Give an exact copy of every line, leaving images out.

----------------------------------------

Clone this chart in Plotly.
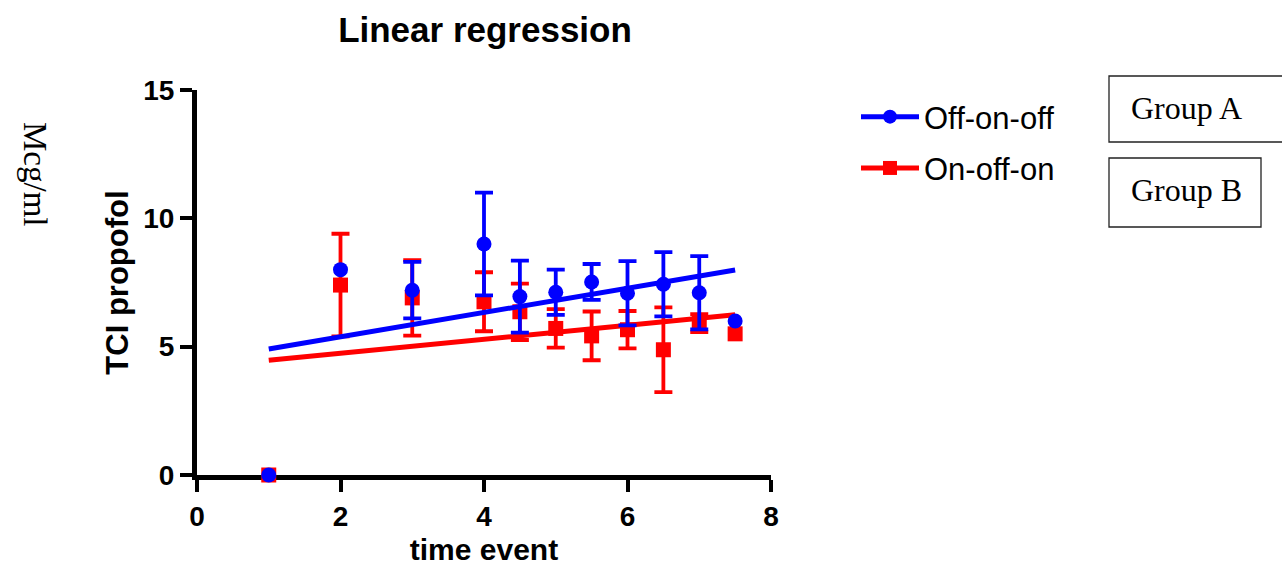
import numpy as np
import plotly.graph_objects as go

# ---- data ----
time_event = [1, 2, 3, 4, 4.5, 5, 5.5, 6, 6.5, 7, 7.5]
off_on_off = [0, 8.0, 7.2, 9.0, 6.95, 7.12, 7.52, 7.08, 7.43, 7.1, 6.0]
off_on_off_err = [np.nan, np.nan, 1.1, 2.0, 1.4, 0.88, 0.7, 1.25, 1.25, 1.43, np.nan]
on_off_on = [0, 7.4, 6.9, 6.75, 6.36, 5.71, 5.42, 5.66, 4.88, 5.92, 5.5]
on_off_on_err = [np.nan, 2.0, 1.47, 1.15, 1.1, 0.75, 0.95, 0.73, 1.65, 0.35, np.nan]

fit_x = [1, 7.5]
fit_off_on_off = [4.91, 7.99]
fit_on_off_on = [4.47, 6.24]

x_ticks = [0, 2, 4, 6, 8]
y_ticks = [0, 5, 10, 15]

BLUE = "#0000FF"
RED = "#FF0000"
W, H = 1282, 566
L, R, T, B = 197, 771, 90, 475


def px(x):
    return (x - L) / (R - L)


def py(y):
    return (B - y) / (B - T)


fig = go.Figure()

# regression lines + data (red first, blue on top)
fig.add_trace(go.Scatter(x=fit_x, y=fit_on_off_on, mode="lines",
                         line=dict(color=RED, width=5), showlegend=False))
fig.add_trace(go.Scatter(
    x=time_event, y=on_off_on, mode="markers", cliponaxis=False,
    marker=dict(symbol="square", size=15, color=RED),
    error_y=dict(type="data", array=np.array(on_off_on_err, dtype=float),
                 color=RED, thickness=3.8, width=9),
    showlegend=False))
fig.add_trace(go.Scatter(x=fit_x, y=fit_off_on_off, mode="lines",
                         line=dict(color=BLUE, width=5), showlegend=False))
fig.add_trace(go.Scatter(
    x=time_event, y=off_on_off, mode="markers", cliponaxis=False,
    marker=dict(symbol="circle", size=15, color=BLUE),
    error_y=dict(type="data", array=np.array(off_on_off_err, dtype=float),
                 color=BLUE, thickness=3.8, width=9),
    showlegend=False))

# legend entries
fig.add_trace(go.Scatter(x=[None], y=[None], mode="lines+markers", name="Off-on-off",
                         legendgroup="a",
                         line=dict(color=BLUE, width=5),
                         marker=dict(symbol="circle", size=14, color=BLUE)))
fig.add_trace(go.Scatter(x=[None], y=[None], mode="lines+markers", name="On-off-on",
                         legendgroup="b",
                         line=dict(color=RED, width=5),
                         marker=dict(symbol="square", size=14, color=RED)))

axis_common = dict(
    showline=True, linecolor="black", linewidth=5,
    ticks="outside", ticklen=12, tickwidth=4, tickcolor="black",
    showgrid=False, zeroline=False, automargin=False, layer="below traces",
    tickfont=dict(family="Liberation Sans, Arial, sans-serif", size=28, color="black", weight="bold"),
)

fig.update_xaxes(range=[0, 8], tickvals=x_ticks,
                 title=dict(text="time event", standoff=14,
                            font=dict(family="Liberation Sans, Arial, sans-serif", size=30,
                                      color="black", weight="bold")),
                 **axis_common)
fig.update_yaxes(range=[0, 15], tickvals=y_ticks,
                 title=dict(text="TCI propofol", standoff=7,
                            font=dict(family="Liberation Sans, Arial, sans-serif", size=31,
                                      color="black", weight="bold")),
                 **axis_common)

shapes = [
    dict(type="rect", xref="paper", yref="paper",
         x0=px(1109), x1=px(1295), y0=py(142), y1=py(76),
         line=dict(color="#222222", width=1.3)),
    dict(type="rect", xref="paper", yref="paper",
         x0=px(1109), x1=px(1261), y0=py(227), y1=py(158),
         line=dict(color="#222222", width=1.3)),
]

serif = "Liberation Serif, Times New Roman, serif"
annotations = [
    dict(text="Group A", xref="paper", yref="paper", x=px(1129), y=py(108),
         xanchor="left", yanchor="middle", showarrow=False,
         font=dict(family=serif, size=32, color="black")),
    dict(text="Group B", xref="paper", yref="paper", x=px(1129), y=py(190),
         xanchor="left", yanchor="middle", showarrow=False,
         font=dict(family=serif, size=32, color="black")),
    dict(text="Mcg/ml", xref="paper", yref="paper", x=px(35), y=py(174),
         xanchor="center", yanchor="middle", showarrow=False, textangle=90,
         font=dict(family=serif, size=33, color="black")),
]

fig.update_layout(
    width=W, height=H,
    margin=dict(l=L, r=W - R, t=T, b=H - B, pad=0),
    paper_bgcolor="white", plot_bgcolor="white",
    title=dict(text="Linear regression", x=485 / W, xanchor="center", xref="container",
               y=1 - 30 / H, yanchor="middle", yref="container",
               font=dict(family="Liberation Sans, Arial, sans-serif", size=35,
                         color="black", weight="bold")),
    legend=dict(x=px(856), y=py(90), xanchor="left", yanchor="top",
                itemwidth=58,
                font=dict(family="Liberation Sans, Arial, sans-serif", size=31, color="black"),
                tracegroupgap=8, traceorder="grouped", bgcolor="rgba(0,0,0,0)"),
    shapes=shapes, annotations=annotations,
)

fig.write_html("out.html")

----------------------------------------

◆ Task answer
Clone this chart in Plotly.
import numpy as np
import plotly.graph_objects as go

# ---- data ----
time_event = [1, 2, 3, 4, 4.5, 5, 5.5, 6, 6.5, 7, 7.5]
off_on_off = [0, 8.0, 7.2, 9.0, 6.95, 7.12, 7.52, 7.08, 7.43, 7.1, 6.0]
off_on_off_err = [np.nan, np.nan, 1.1, 2.0, 1.4, 0.88, 0.7, 1.25, 1.25, 1.43, np.nan]
on_off_on = [0, 7.4, 6.9, 6.75, 6.36, 5.71, 5.42, 5.66, 4.88, 5.92, 5.5]
on_off_on_err = [np.nan, 2.0, 1.47, 1.15, 1.1, 0.75, 0.95, 0.73, 1.65, 0.35, np.nan]

fit_x = [1, 7.5]
fit_off_on_off = [4.91, 7.99]
fit_on_off_on = [4.47, 6.24]

x_ticks = [0, 2, 4, 6, 8]
y_ticks = [0, 5, 10, 15]

BLUE = "#0000FF"
RED = "#FF0000"
W, H = 1282, 566
L, R, T, B = 197, 771, 90, 475


def px(x):
    return (x - L) / (R - L)


def py(y):
    return (B - y) / (B - T)


fig = go.Figure()

# regression lines + data (red first, blue on top)
fig.add_trace(go.Scatter(x=fit_x, y=fit_on_off_on, mode="lines",
                         line=dict(color=RED, width=5), showlegend=False))
fig.add_trace(go.Scatter(
    x=time_event, y=on_off_on, mode="markers", cliponaxis=False,
    marker=dict(symbol="square", size=15, color=RED),
    error_y=dict(type="data", array=np.array(on_off_on_err, dtype=float),
                 color=RED, thickness=3.8, width=9),
    showlegend=False))
fig.add_trace(go.Scatter(x=fit_x, y=fit_off_on_off, mode="lines",
                         line=dict(color=BLUE, width=5), showlegend=False))
fig.add_trace(go.Scatter(
    x=time_event, y=off_on_off, mode="markers", cliponaxis=False,
    marker=dict(symbol="circle", size=15, color=BLUE),
    error_y=dict(type="data", array=np.array(off_on_off_err, dtype=float),
                 color=BLUE, thickness=3.8, width=9),
    showlegend=False))

# legend entries
fig.add_trace(go.Scatter(x=[None], y=[None], mode="lines+markers", name="Off-on-off",
                         legendgroup="a",
                         line=dict(color=BLUE, width=5),
                         marker=dict(symbol="circle", size=14, color=BLUE)))
fig.add_trace(go.Scatter(x=[None], y=[None], mode="lines+markers", name="On-off-on",
                         legendgroup="b",
                         line=dict(color=RED, width=5),
                         marker=dict(symbol="square", size=14, color=RED)))

axis_common = dict(
    showline=True, linecolor="black", linewidth=5,
    ticks="outside", ticklen=12, tickwidth=4, tickcolor="black",
    showgrid=False, zeroline=False, automargin=False, layer="below traces",
    tickfont=dict(family="Liberation Sans, Arial, sans-serif", size=28, color="black", weight="bold"),
)

fig.update_xaxes(range=[0, 8], tickvals=x_ticks,
                 title=dict(text="time event", standoff=14,
                            font=dict(family="Liberation Sans, Arial, sans-serif", size=30,
                                      color="black", weight="bold")),
                 **axis_common)
fig.update_yaxes(range=[0, 15], tickvals=y_ticks,
                 title=dict(text="TCI propofol", standoff=7,
                            font=dict(family="Liberation Sans, Arial, sans-serif", size=31,
                                      color="black", weight="bold")),
                 **axis_common)

shapes = [
    dict(type="rect", xref="paper", yref="paper",
         x0=px(1109), x1=px(1295), y0=py(142), y1=py(76),
         line=dict(color="#222222", width=1.3)),
    dict(type="rect", xref="paper", yref="paper",
         x0=px(1109), x1=px(1261), y0=py(227), y1=py(158),
         line=dict(color="#222222", width=1.3)),
]

serif = "Liberation Serif, Times New Roman, serif"
annotations = [
    dict(text="Group A", xref="paper", yref="paper", x=px(1129), y=py(108),
         xanchor="left", yanchor="middle", showarrow=False,
         font=dict(family=serif, size=32, color="black")),
    dict(text="Group B", xref="paper", yref="paper", x=px(1129), y=py(190),
         xanchor="left", yanchor="middle", showarrow=False,
         font=dict(family=serif, size=32, color="black")),
    dict(text="Mcg/ml", xref="paper", yref="paper", x=px(35), y=py(174),
         xanchor="center", yanchor="middle", showarrow=False, textangle=90,
         font=dict(family=serif, size=33, color="black")),
]

fig.update_layout(
    width=W, height=H,
    margin=dict(l=L, r=W - R, t=T, b=H - B, pad=0),
    paper_bgcolor="white", plot_bgcolor="white",
    title=dict(text="Linear regression", x=485 / W, xanchor="center", xref="container",
               y=1 - 30 / H, yanchor="middle", yref="container",
               font=dict(family="Liberation Sans, Arial, sans-serif", size=35,
                         color="black", weight="bold")),
    legend=dict(x=px(856), y=py(90), xanchor="left", yanchor="top",
                itemwidth=58,
                font=dict(family="Liberation Sans, Arial, sans-serif", size=31, color="black"),
                tracegroupgap=8, traceorder="grouped", bgcolor="rgba(0,0,0,0)"),
    shapes=shapes, annotations=annotations,
)

fig.write_html("out.html")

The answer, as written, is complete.